The book: London uses her own experiences to illustrate makeovers (called "startovers" in the book) for women. The women and their makeovers represent many ages, ethnicities, budgets and styles. A must for London fans.
How to Look Expensive by Andrea Pomerantz Lustig
If you watch any fashion design show, you know that "looking expensive" is paramount in having great style and appeal. Lustig -- a beauty editor with 20 years of experience -- has a lot of useful tips on how to get an expensive look for less. Beauty blogs are abuzz about this book.
The book: A phenomenal read for the budget-conscious fashionista. This is less about Lustig (a more behind-the-scenes figure, as beauty editor of Glamour) and more about the info she has "stolen" while on set for shoots.
Parisian Chic by Ines de la Fressange with Sophie Gachet
Francophiles will adore this little book!

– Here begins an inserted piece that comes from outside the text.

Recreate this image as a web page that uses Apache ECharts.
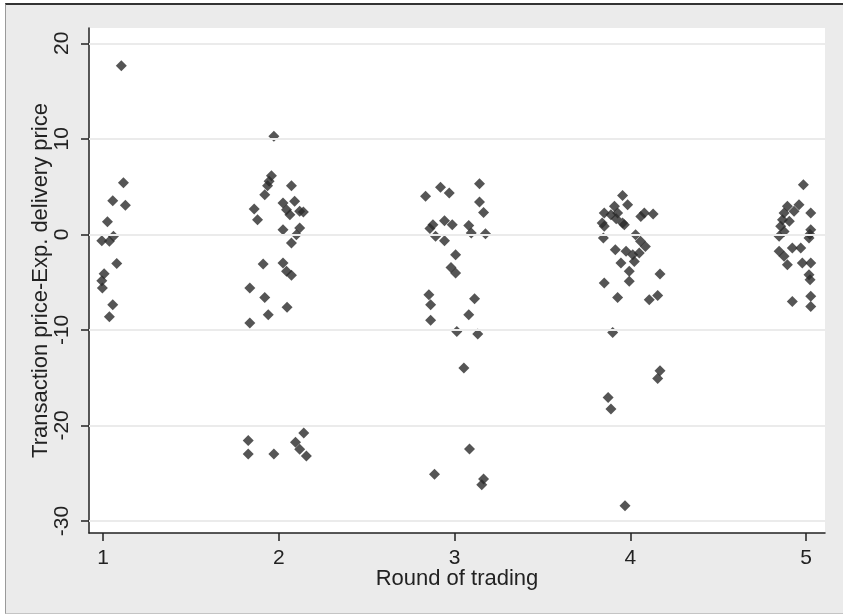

The book itself is as simple and understated as the style author Ines de la Fressange recommends -- less is more! There are plenty of great tips on how to create personal style -- whether you are planning a trip to France or not. The blank pages at the end of the book for your own notes are a nice touch.
The book: "Celebrity model" de la Fressange doesn't just tell you what to wear, she tells you where to get it and then where to wear it. Part-fashion guide, part-Parisian travel guide, it's a fun and fast read you will turn to time and again.
The One Hundred: A Guide to the Pieces Every Stylish Woman Must Own by Nina Garcia
Every fashion icon has a list of wardrobe staples, and Nina Garcia -- fashion editor (Elle, Marie Claire) and Project Runway judge -- gives us her top one hundred. While on PR Garcia comes across as somewhat enigmatic, she is more straightforward -- and funny! -- in print. You probably don't need all one hundred pieces, but from this list you can certainly begin building a solid foundational wardrobe.
The book: Funny, readable and will give you a new insight into Garcia. (Assuming you have an old one, of course.) It was a toss-up between this and her previous Little Black Book of Style, which is also worthy of consideration.